What followed in 2020 was what Cardinal Joseph W. Tobin of Newark, New Jersey, called the “Great Eucharistic Fast,” when churches closed down and Catholics suddenly had to be tutored in what spiritual Communion was while locked out of their churches for months.
Even as bishops worried about not just the quality of Catholics’ belief in the Eucharist, but whether they would even return to its reception once the closures were lifted, the 2020 political campaign introduced a new element of controversy. Joe Biden, very visibly a practicing Catholic and at the same time a supporter of legalized abortion, became the president of the United States.
While some quarters of the church hailed his openness to church positions on a host of issues such as immigration, racism and the death penalty, others criticized him for his public position in support of abortion. The chair of the bishops’ pro-life committee, Archbishop Joseph F. Naumann of Kansas City, Kansas, called Biden “the perfect example of the religiously and ethically incoherent straddle,” that is, being personally opposed to abortion while promoting and institutionalizing it.

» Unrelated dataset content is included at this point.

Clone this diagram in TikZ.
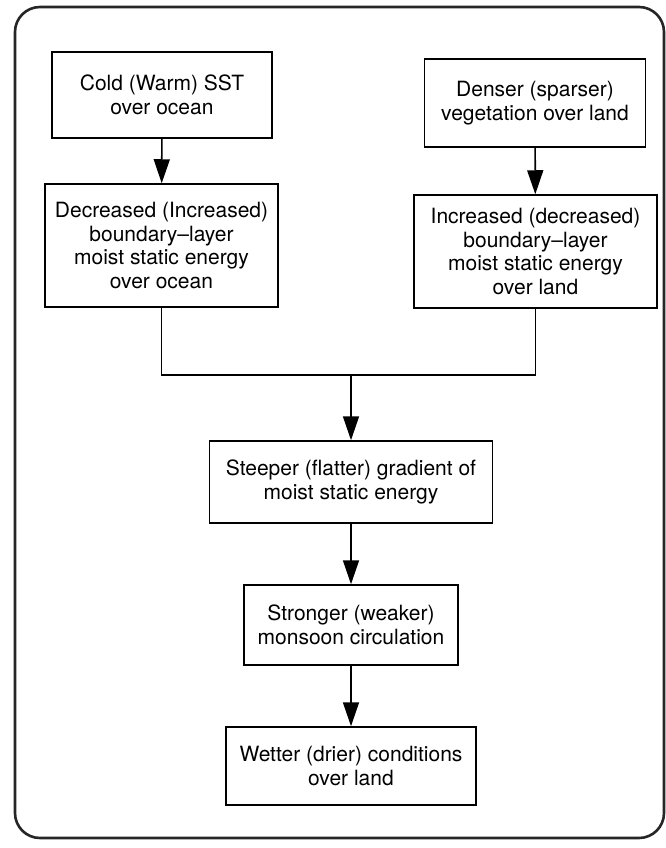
\documentclass[tikz,border=0pt]{standalone}
\usepackage{fontspec}
\setmainfont{TeX Gyre Heros}
\usetikzlibrary{arrows.meta}
\tikzset{box/.style={draw, line width=1.5pt, align=center, inner sep=0pt,
         font=\fontsize{21}{23.5}\selectfont},
         flow/.style={line width=1.6pt, -{Triangle[length=24pt, width=16pt]}}}

\begin{document}
\begin{tikzpicture}[x=1pt, y=-1pt]
  \useasboundingbox (0,0) rectangle (665,848);
  \draw[line width=2.6pt, black!85, rounded corners=25pt] (15,7) rectangle (664,838);

  \node[box, minimum width=220pt, minimum height=86pt] (cold) at (162,95) {Cold (Warm) SST\\over ocean};
  \node[box, minimum width=221pt, minimum height=88pt] (dense) at (535,103) {Denser (sparser)\\vegetation over land};
  \node[box, minimum width=233pt, minimum height=123pt] (oceanmse) at (161.5,245.5)
    {Decreased (Increased)\\boundary--layer\\moist static energy\\over ocean};
  \node[box, minimum width=243pt, minimum height=113pt] (landmse) at (535.5,251.5)
    {Increased (decreased)\\boundary--layer\\moist static energy\\over land};
  \node[box, minimum width=283pt, minimum height=82pt] (gradient) at (351,482) {Steeper (flatter) gradient of\\moist static energy};
  \node[box, minimum width=214pt, minimum height=80pt] (monsoon) at (351,625) {Stronger (weaker)\\monsoon circulation};
  \node[box, minimum width=250pt, minimum height=78pt] (wetter) at (351,766) {Wetter (drier) conditions\\over land};

  \coordinate (join) at (351,375);
  \draw[flow] (cold) -- (oceanmse);
  \draw[flow] (dense) -- (landmse);
  \draw[line width=1.6pt] (oceanmse.south) |- (join) -| (landmse.south);
  \draw[flow] (join) -- (gradient);
  \draw[flow] (gradient) -- (monsoon);
  \draw[flow] (monsoon) -- (wetter);
\end{tikzpicture}
\end{document}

Last November, the president of the bishops’ conference, Los Angeles Archbishop José H. Gomez, formed a working group of bishops to address concern that, because of the president-elect’s prominence, he could create “confusion with the faithful about what the church actually teaches.”
In March, Archbishop Gomez said the working group had recommended a letter to Biden expressing the bishops’ willingness to work with him on areas of agreement while expressing concern for those areas, such as abortion, where they disagree. This letter was Archbishop Gomez’s controversial statement on Inauguration Day.
Their second recommendation was “to develop a document addressed to all of the Catholic faithful on eucharistic coherence.” Archbishop Gomez asked the bishops’ doctrine committee to draft a proposal asking the bishops if they want a statement “in the hope that it will strengthen an understanding and deepen a common faith” in the Eucharist.
Since that March announcement, an increasingly divided bishops’ conference has witnessed a growing debate in their own ranks about to what extent this document should address the issue of Catholic politicians who are publicly supporting laws not in accord with Catholic teaching.
So bitter and public has this become that the Vatican has now stepped in, requiring a dialogue among the bishops themselves and then with “Catholic pro-choice politicians” before any “national policy” is suggested.
Beyond the dueling headlines remains the concern that first animated the bishops: Has there been an erosion in Catholic belief about the Real Presence and what does this mean for the church? Where all sides might agree is that if Catholics do not believe this core teaching of their faith, then denying anyone the right to receive “a symbol” will have very little meaning.